In another recent development, the shopping mall at the iconic Taipei 101 has dedicated a 727-square-meter area on the fifth floor to displaying connoisseur-level cultural/creative works. The space currently accommodates 10 domestic designer brands, including Liuli Gongfang, in the fields of ceramics, glassware, gold ornaments, and jewelry. Tai Yin-pen, general manager of the shopping center, says the objective is to “promote Taiwan’s soft power and enable visitors, both domestic and foreign, to experience Taiwan’s cultural strengths.”
Along similar lines, many municipal governments have established cultural/creative parks as outlets for local cultural creativity. In Kaohsiung, for example, the Pier-2 Art Center was established in 2001 by transforming two warehouses in Kaohsiung Harbor. It has since developed into a sprawling 25-building cultural/creative park with displays of artistic works, outlets for digital-industry productions, a cinema that features non-mainstream movies, a small theater, and an Eslite Spectrum store.

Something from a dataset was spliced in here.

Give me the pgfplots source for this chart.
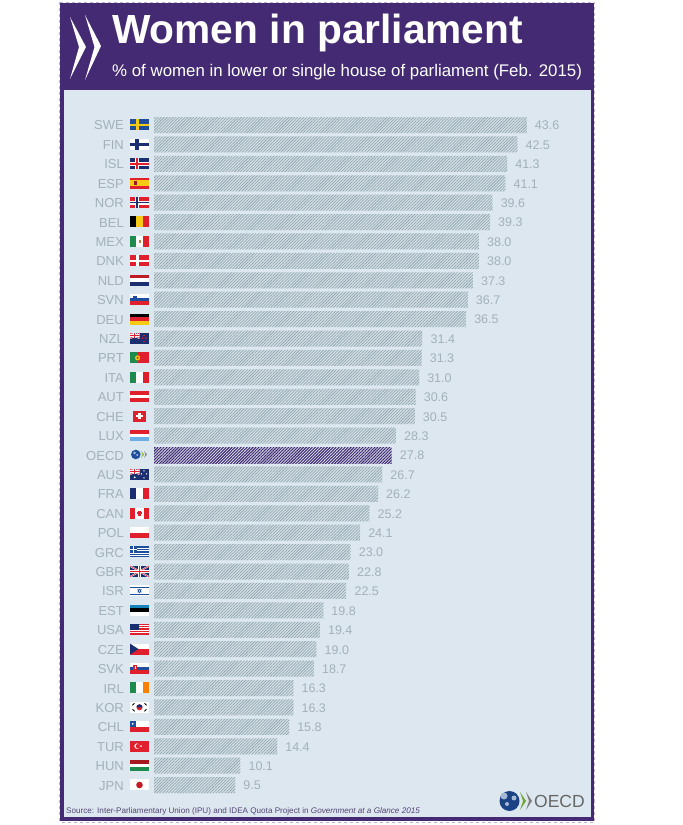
\documentclass[border=0pt]{standalone}
\usepackage{pgfplots}
\pgfplotsset{compat=1.18}
\usepackage{fontspec}
\setmainfont{Liberation Sans}
\usetikzlibrary{patterns.meta}
\definecolor{oecdpurple}{HTML}{432A72}
\definecolor{panel}{HTML}{DCE7EF}
\definecolor{labgray}{HTML}{A2B1BB}
\definecolor{barbase}{HTML}{D6E1E7}
\definecolor{barline}{HTML}{92A7B2}
\definecolor{fblue}{HTML}{1F4E9C}
\definecolor{fnavy}{HTML}{1B2F70}
\definecolor{fred}{HTML}{E0202C}
\definecolor{fyellow}{HTML}{F6C915}
\definecolor{fgreen}{HTML}{1E8A4C}
\newcommand\R[5]{\fill[#1] (#2,#3) rectangle (#4,#5);}
\newcommand\HS[3]{\R{#1}{0}{#2}{19}{#3}}
\newcommand\VS[3]{\R{#1}{#2}{0}{#3}{11}}
\newcommand\UJ[2]{% union jack in a w x h box
  \begin{scope}
  \clip (0,0) rectangle (#1,#2);
  \fill[fnavy] (0,0) rectangle (#1,#2);
  \draw[white,line width=1.6pt] (0,0)--(#1,#2) (0,#2)--(#1,0);
  \draw[fred,line width=.6pt] (0,0)--(#1,#2) (0,#2)--(#1,0);
  \draw[white,line width=2.6pt] (#1/2,0)--(#1/2,#2) (0,#2/2)--(#1,#2/2);
  \draw[fred,line width=1.4pt] (#1/2,0)--(#1/2,#2) (0,#2/2)--(#1,#2/2);
  \end{scope}}
\newcommand\Flag[2]{\begin{scope}[shift={(130,#1-5.5)}]#2\end{scope}}
\pgfplotstableread{
r v
1 43.6
2 42.5
3 41.3
4 41.1
5 39.6
6 39.3
7 38.0
8 38.0
9 37.3
10 36.7
11 36.5
12 31.4
13 31.3
14 31.0
15 30.6
16 30.5
17 28.3
19 26.7
20 26.2
21 25.2
22 24.1
23 23.0
24 22.8
25 22.5
26 19.8
27 19.4
28 19.0
29 18.7
30 16.3
31 16.3
32 15.8
33 14.4
34 10.1
35 9.5
}\countries
\pgfplotstableread{
r v
18 27.8
}\oecdrow
\begin{document}
\begin{tikzpicture}
\begin{scope}[x=1pt,y=-1pt,yshift=825pt]
\fill[white] (0,0) rectangle (683,825);
\draw[oecdpurple!35,dashed,line width=.5pt] (59.5,2.5) rectangle (594.5,822);
\fill[oecdpurple] (60,3) rectangle (594,821);
\fill[panel] (63.5,90) rectangle (591,817);
\fill[white] (70,17)--(86,47)--(70,79)--(79,47)--cycle;
\fill[white] (85,15)--(101,46)--(85,80)--(94.5,47)--cycle;
\node[anchor=base west,inner sep=0pt,text=white,font=\fontsize{40.7}{44}\selectfont\bfseries] at (112,44) {Women in parliament};
\node[anchor=base west,inner sep=0pt,text=white,font=\fontsize{16.85}{20}\selectfont] at (112,77) {\% of women in lower or single house of parliament (Feb. 2015)};
\node[anchor=base west,inner sep=0pt,text=oecdpurple!70!gray,font=\fontsize{8.13}{10}\selectfont] at (66,814) {Source: Inter-Parliamentary Union (IPU) and IDEA Quota Project in \textit{Government at a Glance 2015}};
% logo
\fill[fblue!85!black] (509.5,801) circle (10);
\fill[panel!70!fblue] (504,796) circle (3.5) (514,798) circle (2.5) (507,804) circle (2);
\fill[fgreen!60!fyellow] (520,792)--(526,801)--(520,810)--(523,801)--cycle;
\fill[gray] (526,792)--(532,801)--(526,810)--(529,801)--cycle;
\node[anchor=base west,inner sep=0pt,text=black!60,font=\fontsize{17.5}{20}\selectfont] at (534,808) {OECD};
\end{scope}
\begin{axis}[
  at={(154pt,30.2pt)}, anchor=south west, scale only axis,
  width=427.5pt, height=679.5pt,
  xmin=0, xmax=50, ymin=0.5, ymax=35.5, y dir=reverse,
  axis line style={draw=none}, major tick length=0pt,
  xtick=\empty,
  ytick={1,...,35},
  yticklabels={SWE,FIN,ISL,ESP,NOR,BEL,MEX,DNK,NLD,SVN,DEU,NZL,PRT,ITA,AUT,CHE,LUX,OECD,AUS,FRA,CAN,POL,GRC,GBR,ISR,EST,USA,CZE,SVK,IRL,KOR,CHL,TUR,HUN,JPN},
  yticklabel style={font=\fontsize{13}{14}\selectfont, text=labgray, xshift=-30pt, yshift=-.5pt, inner sep=0pt},
  xbar, bar width=16pt, bar shift=0pt,
  point meta=x,
  /pgf/number format/.cd, fixed, fixed zerofill, precision=1, assume math mode=true,
  /pgfplots/.cd,
  nodes near coords style={font=\fontsize{12.5}{14}\selectfont, text=labgray, inner sep=0pt, xshift=8pt, yshift=-.5pt, anchor=west},
]
\addplot[draw=none, fill=barbase] table[x=v,y=r] {\countries};
\addplot[draw=none, pattern={Lines[angle=45,distance=2.1pt,line width=.75pt]}, pattern color=barline, nodes near coords] table[x=v,y=r] {\countries};
\addplot[draw=none, fill=panel] table[x=v,y=r] {\oecdrow};
\addplot[draw=none, pattern={Lines[angle=45,distance=2.1pt,line width=1.1pt]}, pattern color=oecdpurple, nodes near coords] table[x=v,y=r] {\oecdrow};
\end{axis}
\begin{scope}[x=1pt,y=-1pt,yshift=825pt]
\Flag{125}{\HS{fblue}{0}{11}\HS{fyellow}{4.3}{6.7}\VS{fyellow}{5.5}{8.5}}
\Flag{144.4}{\HS{white}{0}{11}\HS{fnavy}{4}{7}\VS{fnavy}{5}{8.5}}
\Flag{163.8}{\HS{fnavy}{0}{11}\HS{white}{3.5}{7.5}\VS{white}{5}{9}\HS{fred}{4.7}{6.3}\VS{fred}{6.2}{7.8}}
\Flag{183.2}{\HS{fred}{0}{11}\HS{fyellow}{2.75}{8.25}\R{fred!70!black}{4}{3.8}{6.5}{7.2}}
\Flag{202.6}{\HS{fred}{0}{11}\HS{white}{3.5}{7.5}\VS{white}{5}{9}\HS{fnavy}{4.7}{6.3}\VS{fnavy}{6.2}{7.8}}
\Flag{222}{\VS{black}{0}{6.3}\VS{fyellow}{6.3}{12.7}\VS{fred}{12.7}{19}}
\Flag{241.5}{\VS{fgreen}{0}{6.3}\VS{white}{6.3}{12.7}\VS{fred}{12.7}{19}\R{brown}{8.5}{4}{10.5}{7}}
\Flag{260.9}{\HS{fred}{0}{11}\HS{white}{4.3}{6.7}\VS{white}{5.5}{8.5}}
\Flag{280.3}{\HS{fred!85!black}{0}{3.7}\HS{white}{3.7}{7.3}\HS{fnavy}{7.3}{11}}
\Flag{299.7}{\HS{white}{0}{3.7}\HS{fblue}{3.7}{7.3}\HS{fred}{7.3}{11}\R{fblue}{3}{1.5}{6.5}{6}}
\Flag{319.1}{\HS{black}{0}{3.7}\HS{fred}{3.7}{7.3}\HS{fyellow}{7.3}{11}}
\Flag{338.5}{\HS{fnavy}{0}{11}\UJ{9.5}{5.5}\fill[fred] (14,2.5) circle (.8) (12.5,5) circle (.8) (16,5) circle (.8) (14,8.5) circle (.8);}
\Flag{357.9}{\HS{fred}{0}{11}\VS{fgreen}{0}{7.6}\fill[fyellow] (7.6,5.5) circle (2.6);\fill[fred] (7.6,5.5) circle (1.2);}
\Flag{377.3}{\VS{fgreen}{0}{6.3}\VS{white}{6.3}{12.7}\VS{fred}{12.7}{19}}
\Flag{396.7}{\HS{fred}{0}{3.7}\HS{white}{3.7}{7.3}\HS{fred}{7.3}{11}}
\Flag{416.2}{\R{fred}{3}{0}{16}{11}\R{white}{8.3}{2.2}{10.7}{8.8}\R{white}{6}{4.3}{13}{6.7}}
\Flag{435.6}{\HS{fred}{0}{3.7}\HS{white}{3.7}{7.3}\HS{cyan!70!blue!60}{7.3}{11}}
% OECD small logo
\begin{scope}[shift={(130,449)}]
\fill[fblue] (5.8,5.5) circle (4.8);\fill[panel!70!fblue] (4.6,4) circle (1.4) (7.3,6) circle (1.1);
\fill[fgreen!50!fyellow] (11,2)--(14,5.5)--(11,9)--(12.5,5.5)--cycle;
\fill[gray] (14,2)--(17,5.5)--(14,9)--(15.5,5.5)--cycle;
\end{scope}
\Flag{474.4}{\HS{fnavy}{0}{11}\UJ{9.5}{5.5}\fill[white] (14,2) circle (.7) (11.5,5) circle (.7) (16.5,5) circle (.7) (14,9) circle (.7) (4.7,8.5) circle (1);}
\Flag{493.8}{\VS{fnavy}{0}{6.3}\VS{white}{6.3}{12.7}\VS{fred}{12.7}{19}}
\Flag{513.2}{\HS{white}{0}{11}\VS{fred}{0}{4.8}\VS{fred}{14.2}{19}\R{fred}{8.3}{3}{10.7}{8}\R{fred}{7}{4.5}{12}{6.5}}
\Flag{532.6}{\HS{white}{0}{5.5}\HS{fred}{5.5}{11}}
\Flag{552}{\HS{fblue}{0}{1.2}\HS{white}{1.2}{2.4}\HS{fblue}{2.4}{3.7}\HS{white}{3.7}{4.9}\HS{fblue}{4.9}{6.1}\HS{white}{6.1}{7.3}\HS{fblue}{7.3}{8.6}\HS{white}{8.6}{9.8}\HS{fblue}{9.8}{11}\R{fblue}{0}{0}{7}{6.1}\R{white}{2.8}{0}{4.2}{6.1}\R{white}{0}{2.4}{7}{3.7}}
\Flag{571.4}{\UJ{19}{11}}
\Flag{590.9}{\HS{white}{0}{11}\HS{fblue}{1.2}{2.6}\HS{fblue}{8.4}{9.8}\draw[fblue,line width=.5pt] (9.5,3.7)--(11.3,6.7)--(7.7,6.7)--cycle (9.5,7.3)--(11.3,4.3)--(7.7,4.3)--cycle;}
\Flag{610.3}{\HS{fblue!70!cyan}{0}{3.7}\HS{black}{3.7}{7.3}\HS{white}{7.3}{11}}
\Flag{629.7}{\HS{white}{0}{11}\HS{fred}{0}{.85}\HS{fred}{1.7}{2.55}\HS{fred}{3.4}{4.25}\HS{fred}{5.1}{5.95}\HS{fred}{6.8}{7.65}\HS{fred}{8.5}{9.35}\HS{fred}{10.2}{11}\R{fnavy}{0}{0}{8.5}{6}}
\Flag{649.1}{\HS{white}{0}{5.5}\HS{fred}{5.5}{11}\fill[fnavy] (0,0)--(8.5,5.5)--(0,11)--cycle;}
\Flag{668.5}{\HS{white}{0}{3.7}\HS{fblue}{3.7}{7.3}\HS{fred}{7.3}{11}\R{fred}{3}{2}{7}{8}\R{white}{4.5}{3}{5.5}{6.5}}
\Flag{687.9}{\VS{fgreen}{0}{6.3}\VS{white}{6.3}{12.7}\VS{orange}{12.7}{19}}
\Flag{707.3}{\HS{white}{0}{11}\fill[fred] (9.5,5.5) circle (3);\fill[fnavy] (9.5,5.5) ++(-3,0) arc (180:360:3)--cycle;\draw[black,line width=.9pt] (2.5,3.5)--(4.5,1.5) (14.5,1.5)--(16.5,3.5) (2.5,7.5)--(4.5,9.5) (14.5,9.5)--(16.5,7.5);}
\Flag{726.7}{\HS{white}{0}{5.5}\HS{fred}{5.5}{11}\R{fblue}{0}{0}{5.5}{5.5}\fill[white] (2.75,2.75) circle (1);}
\Flag{746.1}{\HS{fred}{0}{11}\fill[white] (7,5.5) circle (2.7);\fill[fred] (7.8,5.5) circle (2.1);\fill[white] (11,5.5) circle (.9);}
\Flag{765.6}{\HS{fred!75!black}{0}{3.7}\HS{white}{3.7}{7.3}\HS{fgreen}{7.3}{11}}
\Flag{785}{\HS{white}{0}{11}\fill[fred!85!black] (9.5,5.5) circle (3.3);}
\end{scope}
\end{tikzpicture}
\end{document}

In Taipei, a 7.2-hectare site on BaDe Road that used to be a wine factory was converted into the Huashan Creative Park in 2005, providing a venue for the promotion of domestic cultural/creative products, exhibition of design works, and artistic performances. Also in Taipei, a former tobacco factory near the Sun Yat-Sen Memorial Hall was turned into the Songshan Cultural and Creative Park in 2012.
With the mission of inspiring creativity and innovation, as well as nurturing creative talents, the park hosts a wide variety of artistic, cultural, and creative events.